# Show For any language L two L-structures M and N are elementarily equivalent iff they are elementarily equivalent for every finite sublanguage.

Setting

For any language $\mathcal L$, two $\mathcal L$-structures $\mathcal M$ and $\mathcal N$ are elementarily equivalent iff they are elementarily equivalent for every finite sublanguage.

Attempt

($\Rightarrow$) Given $\mathcal M\equiv \mathcal N$, so $\mathcal M\models \phi \iff \mathcal N \models \phi$ for every $\mathcal L$-sentence $\phi$. Now suppose there is finite sublanguage of $\mathcal L$ where $\mathcal M\not\equiv \mathcal N$, then it follows that we can find some $\mathcal L$-sentence $\phi$ where $\mathcal M\models \phi$ but $\mathcal N \not\models \phi$, contradicting the assumption that $\mathcal M\models \phi \iff \mathcal N \models \phi$ for every $\mathcal L$-sentence $\phi$.

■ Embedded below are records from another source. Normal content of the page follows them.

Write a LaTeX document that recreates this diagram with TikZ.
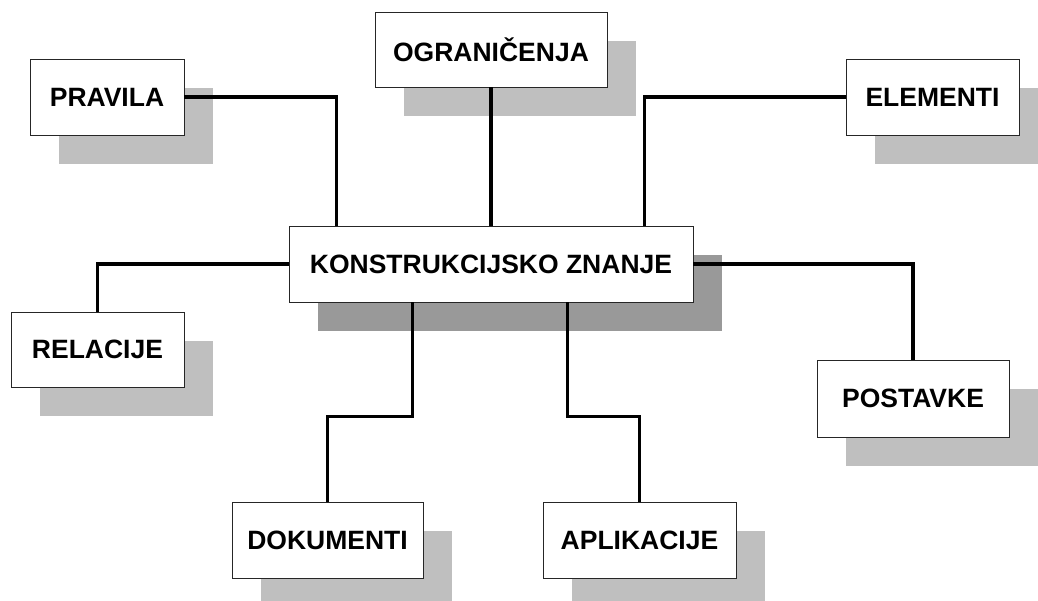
\documentclass[tikz,border=0pt]{standalone}
\usepackage{fontspec}
\setmainfont{Liberation Sans}
\usetikzlibrary{shadows}
\begin{document}
\begin{tikzpicture}[x=1pt,y=-1pt,
  box/.style={draw=black!85, line width=0.9pt, fill=white, inner sep=0pt,
    font=\fontsize{26.5}{30}\selectfont\bfseries,
    general shadow={fill=black!25, shadow xshift=29pt, shadow yshift=-29pt}},
  mainbox/.style={box, general shadow={fill=black!40, shadow xshift=29pt, shadow yshift=-29pt}},
  link/.style={line width=3.2pt, black}]
\useasboundingbox (0,0) rectangle (1038,600);
\clip (0,0) rectangle (1038,600);
\node[box, minimum width=154pt, minimum height=76pt] (pr) at (107,97) {PRAVILA};
\node[box, minimum width=232pt, minimum height=75pt] (og) at (491,49.5) {OGRANIČENJA};
\node[box, minimum width=173pt, minimum height=76pt] (el) at (932.5,97) {ELEMENTI};
\node[mainbox, minimum width=404pt, minimum height=76pt] (kz) at (491,264) {KONSTRUKCIJSKO ZNANJE};
\node[box, minimum width=173pt, minimum height=75pt] (re) at (97.5,349.5) {RELACIJE};
\node[box, minimum width=192pt, minimum height=77pt] (po) at (913,398.5) {POSTAVKE};
\node[box, minimum width=191pt, minimum height=76pt] (do) at (327.5,540) {DOKUMENTI};
\node[box, minimum width=193pt, minimum height=76pt] (ap) at (639.5,540) {APLIKACIJE};
\draw[link] (pr.east) -| ([xshift=48pt]kz.north west);
\draw[link] (og.south) -- (kz.north);
\draw[link] (el.west) -| ([xshift=-49pt]kz.north east);
\draw[link] (kz.west) -| (re.north);
\draw[link] (kz.east) -| (po.north);
\draw[link] ([xshift=124pt]kz.south west) -- ++(0,114) -| (do.north);
\draw[link] ([xshift=-126pt]kz.south east) -- ++(0,114) -| (ap.north);
\end{tikzpicture}
\end{document}
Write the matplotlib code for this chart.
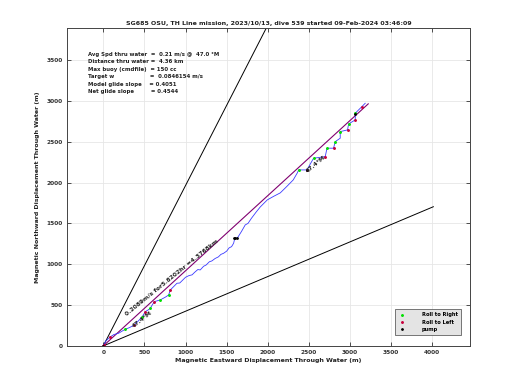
import numpy as np
import matplotlib
matplotlib.use("Agg")
import matplotlib.pyplot as plt

# dive summary values
title = "SG685 OSU, TH Line mission, 2023/10/13, dive 539 started 09-Feb-2024 03:46:09"
avg_spd = 0.21       # m/s
avg_head = 47.0      # deg M
dist_km = 4.36
max_buoy = 150
target_w = 0.0846154
model_slope = 0.4051
net_slope = 0.4544

# net displacement line
net_spd = 0.2089
net_hrs = 5.8202
net_km = 4.3768
net_head = 47.4
cone = 20.0  # +/- heading spread for the black guide lines

# track through water (m east, m north)
track_x = [0, 30, 77, 130, 186, 267, 320, 377, 430, 470, 511, 545, 571, 620, 693, 760,
           795, 815, 850, 896, 930, 960, 1000, 1040, 1080, 1110, 1150, 1179, 1220, 1250,
           1290, 1320, 1360, 1400, 1430, 1463, 1500, 1530, 1560, 1585,
           1600, 1630, 1680, 1726, 1760, 1800, 1830, 1860, 1909, 1994, 2070, 2152, 2230,
           2310, 2359, 2375, 2476, 2557, 2699, 2720, 2800, 2821, 2881, 2881, 2970, 2983,
           3064, 3064, 3125, 3185]
track_y = [0, 60, 106, 140, 155, 204, 225, 257, 310, 351, 420, 440, 461, 542, 563, 600,
           624, 685, 720, 767, 770, 800, 840, 860, 870, 900, 935, 930, 975, 990,
           1030, 1040, 1070, 1090, 1120, 1134, 1160, 1200, 1215, 1257,
           1320, 1320, 1400, 1481, 1500, 1560, 1600, 1640, 1701, 1787, 1830, 1873, 1950,
           2032, 2117, 2154, 2154, 2297, 2317, 2420, 2420, 2501, 2542, 2623, 2644, 2717,
           2766, 2848, 2909, 2970]

roll_right_x = [267, 470, 571, 693, 795, 2375, 2557, 2720, 2821, 2881, 2983, 3064]
roll_right_y = [204, 351, 461, 563, 624, 2154, 2297, 2420, 2501, 2623, 2717, 2848]
roll_left_x = [0, 10, 77, 377, 511, 620, 815, 2476, 2699, 2800, 2970, 3064, 3150]
roll_left_y = [0, 15, 106, 257, 420, 542, 685, 2154, 2317, 2420, 2644, 2766, 2930]
pump_x = [0, 1585, 1600, 1620, 2476, 3064]
pump_y = [0, 1320, 1320, 1320, 2154, 2840]

fig = plt.figure(figsize=(5.2, 3.9), dpi=100)
ax = fig.add_axes([0.129, 0.113, 0.775, 0.815])

bold = dict(fontweight="bold", color="#222222")

# guide lines at heading +/- cone, length of distance thru water
for h in [avg_head - cone, avg_head + cone]:
    r = dist_km * 1000
    ax.plot([0, r*np.sin(np.radians(h))], [0, r*np.cos(np.radians(h))], color="black", lw=0.7)

# net displacement line
r = net_km * 1000
ax.plot([0, r*np.sin(np.radians(net_head))], [0, r*np.cos(np.radians(net_head))],
        color="#800070", lw=0.8)

ax.plot(track_x, track_y, color="#3a3aff", lw=0.6)
ax.plot(roll_right_x, roll_right_y, ".", color="#00e000", ms=2.2, label="Roll to Right")
ax.plot(roll_left_x, roll_left_y, ".", color="#c8003c", ms=2.2, label="Roll to Left")
ax.plot(pump_x, pump_y, ".", color="black", ms=2, label="pump")

ax.text(290, 365, "%.4fm/s for%.4fhr =%.4fkm" % (net_spd, net_hrs, net_km),
        rotation=39, fontsize=4.3, rotation_mode="anchor", **bold)
ax.text(370, 225, "%.1f°M" % net_head, rotation=38, fontsize=4.3, rotation_mode="anchor", **bold)
ax.text(2480, 2120, "%.1f°M" % net_head, rotation=40, fontsize=4.3, rotation_mode="anchor", **bold)

info = ("Avg Spd thru water  =  %.2f m/s @  %.1f °M\n"
        "Distance thru water =  %.2f km\n"
        "Max buoy (cmdfile)  = %d cc\n"
        "Target w                   =  %.7f m/s\n"
        "Model glide slope    = %.4f\n"
        "Net glide slope         = %.4f") % (avg_spd, avg_head, dist_km, max_buoy,
                                              target_w, model_slope, net_slope)
ax.text(0.052, 0.925, info, transform=ax.transAxes, fontsize=3.9, va="top",
        linespacing=1.6, **bold)

ax.set_xlim(-440, 4460)
ax.set_ylim(0, 3890)
ax.set_xticks(np.arange(0, 4001, 500))
ax.set_yticks(np.arange(0, 3501, 500))
ax.grid(True, color="#e6e6e6", lw=0.6)
ax.set_axisbelow(True)
ax.tick_params(direction="in", length=3, width=0.6, top=True, right=True,
               labelsize=4.2, colors="#333333", pad=3)
for lab in ax.get_xticklabels() + ax.get_yticklabels():
    lab.set_fontweight("bold")
for s in ax.spines.values():
    s.set_color("#444444")
    s.set_linewidth(0.7)

ax.set_xlabel("Magnetic Eastward Displacement Through Water (m)", fontsize=4.5, labelpad=2, **bold)
ax.set_ylabel("Magnetic Northward Displacement Through Water (m)", fontsize=4.5, labelpad=5, **bold)
ax.set_title(title, fontsize=4.5, pad=2, **bold)

leg = ax.legend(loc="lower right", fontsize=3.7, frameon=True, fancybox=False,
                facecolor="#e4e4e4", edgecolor="#444444", framealpha=1,
                handlelength=1.5, handletextpad=3, borderpad=0.6, labelspacing=0.45,
                bbox_to_anchor=(0.983, 0.026))
leg.get_frame().set_linewidth(0.5)
for t in leg.get_texts():
    t.set_fontweight("bold")

fig.savefig("out.png", dpi=100)
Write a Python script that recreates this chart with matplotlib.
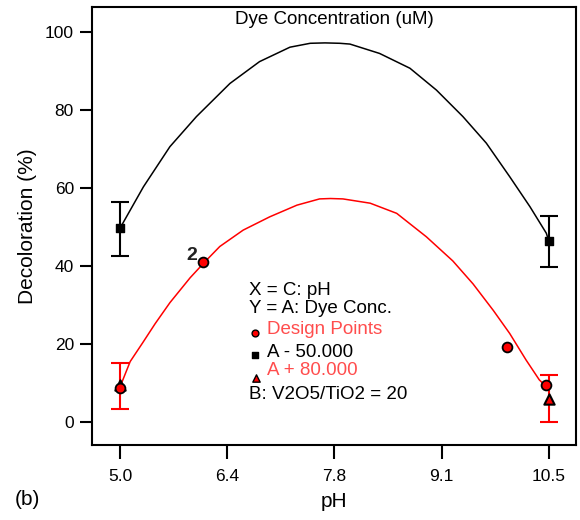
import matplotlib
matplotlib.use("Agg")
import matplotlib.pyplot as plt

plt.rcParams['font.family'] = ['Liberation Sans', 'DejaVu Sans']

# model curve for A = 50 (black)
ph_low = [5.0, 5.30, 5.64, 5.98, 6.41, 6.79, 7.18, 7.44, 7.63, 7.82, 7.95, 8.33, 8.72,
          9.06, 9.40, 9.70, 10.0, 10.26, 10.47, 10.5]
dec_low = [49.7, 60.3, 70.6, 78.3, 86.8, 92.4, 96.1, 97.1, 97.2, 97.1, 96.9, 94.5, 90.7,
           85.1, 78.3, 71.5, 62.9, 55.2, 48.4, 46.5]

# model curve for A = 80 (red)
ph_high = [5.0, 5.13, 5.29, 5.45, 5.64, 5.90, 6.09, 6.28, 6.58, 6.92, 7.27, 7.56, 7.70, 7.86,
           8.21, 8.55, 8.93, 9.27, 9.53, 9.79, 10.0, 10.21, 10.38, 10.5]
dec_high = [9.0, 15.5, 20.3, 25.2, 30.6, 37.0, 41.1, 45.0, 49.2, 52.6, 55.6, 57.2, 57.3, 57.2,
            56.1, 53.5, 47.5, 41.3, 35.4, 28.6, 22.7, 15.9, 10.8, 8.5]

# design points
design_ph = [5.0, 6.06, 9.97, 10.47]
design_dec = [8.7, 41.0, 19.2, 9.5]
tri_ph = [5.0, 10.5]
tri_dec = [9.5, 5.9]
sq_ph = [5.0, 10.5]
sq_dec = [49.7, 46.5]

# error bars (low, high)
err_ph = [5.0, 10.5]
err_black = [(42.6, 56.4), (39.7, 52.8)]
err_red = [(3.3, 15.1), (0.0, 12.0)]

xticks = [5.0, 6.375, 7.75, 9.125, 10.5]
xtick_labels = ["5.0", "6.4", "7.8", "9.1", "10.5"]
yticks = [0, 20, 40, 60, 80, 100]

fig = plt.figure(figsize=(5.8, 5.2), dpi=100)
ax = fig.add_axes([0.1586, 0.1442, 0.8344, 0.8423])

ax.plot(ph_low, dec_low, color='black', lw=1.1, zorder=2)
ax.plot(ph_high, dec_high, color='red', lw=1.1, zorder=2)

for x, (lo, hi) in zip(err_ph, err_black):
    ax.errorbar([x], [(lo + hi) / 2], yerr=[[(hi - lo) / 2], [(hi - lo) / 2]],
                fmt='none', ecolor='black', elinewidth=1.5, capsize=6.5, capthick=1.5, zorder=3)
for x, (lo, hi) in zip(err_ph, err_red):
    ax.errorbar([x], [(lo + hi) / 2], yerr=[[(hi - lo) / 2], [(hi - lo) / 2]],
                fmt='none', ecolor='red', elinewidth=1.5, capsize=6.5, capthick=1.5, zorder=3)

ax.scatter(sq_ph, sq_dec, marker='s', s=40, color='black', zorder=4)
ax.scatter(tri_ph, tri_dec, marker='^', s=55, facecolor='red', edgecolor='black', linewidth=1.5, zorder=4)
ax.scatter(design_ph, design_dec, marker='o', s=50, facecolor='red', edgecolor='black', linewidth=1.3, zorder=5)

ax.text(5.92, 42.8, "2", fontsize=14, fontweight='bold', color='#222222', ha='center', va='center')

ax.set_xlim(4.64, 10.85)
ax.set_ylim(-5.9, 106.4)
ax.set_xticks(xticks)
ax.set_xticklabels(xtick_labels)
ax.set_yticks(yticks)
ax.tick_params(direction='out', width=1.5, labelsize=12.5)
ax.tick_params(axis='x', length=10, pad=7)
ax.tick_params(axis='y', length=9, pad=4)
for s in ax.spines.values():
    s.set_linewidth(1.5)

ax.set_xlabel("pH", fontsize=15, labelpad=6)
ax.set_ylabel("Decoloration (%)", fontsize=15, labelpad=6)

ax.text(0.5, 0.99, "Dye Concentration (uM)", transform=ax.transAxes,
        ha='center', va='top', fontsize=13.5)

# legend text block
tx = 6.65
ax.text(tx, 33.8, "X = C: pH", fontsize=13.5, va='center')
ax.text(tx, 29.2, "Y = A: Dye Conc.", fontsize=13.5, va='center')
ax.scatter([6.73], [22.8], marker='o', s=24, facecolor='red', edgecolor='black', linewidth=1, zorder=5)
ax.text(6.88, 23.6, "Design Points", fontsize=13.5, va='center', color='#ff4d4d')
ax.scatter([6.73], [17.2], marker='s', s=24, color='black', zorder=5)
ax.text(6.88, 17.9, "A - 50.000", fontsize=13.5, va='center')
ax.scatter([6.74], [11.3], marker='^', s=28, facecolor='red', edgecolor='black', linewidth=1, zorder=5)
ax.text(6.88, 13.1, "A + 80.000", fontsize=13.5, va='center', color='#ff4d4d')
ax.text(tx, 7.0, "B: V2O5/TiO2 = 20", fontsize=13.5, va='center')

fig.text(0.026, 0.04, "(b)", fontsize=15, ha='left', va='center')

fig.savefig("out.png", dpi=100)
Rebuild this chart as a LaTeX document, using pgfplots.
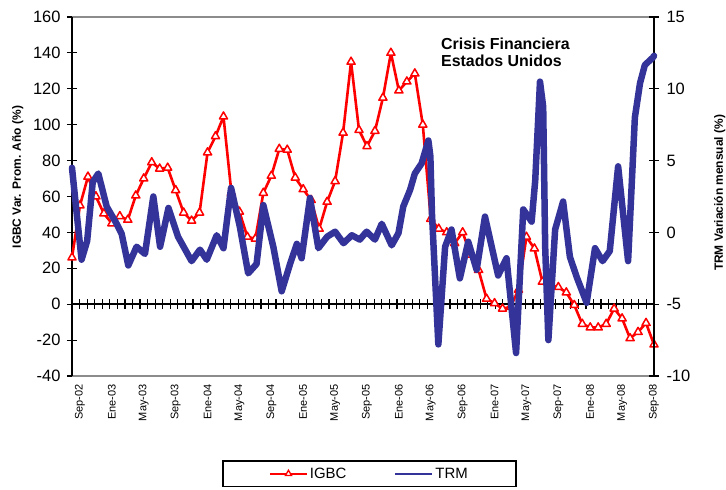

($\Leftarrow$) Now suppose $\mathcal M\equiv \mathcal N$ in every finite sublanguage, then it follows by compactness $\mathcal M\equiv \mathcal N$.

Problem

In the $\Rightarrow$ direction, I am not confident that I can use compactness. Since each finite sublanguage may not necessarily generate a finite set of sentences, which compactness theorem requires.

Hint: each formula uses only finitely many symbols.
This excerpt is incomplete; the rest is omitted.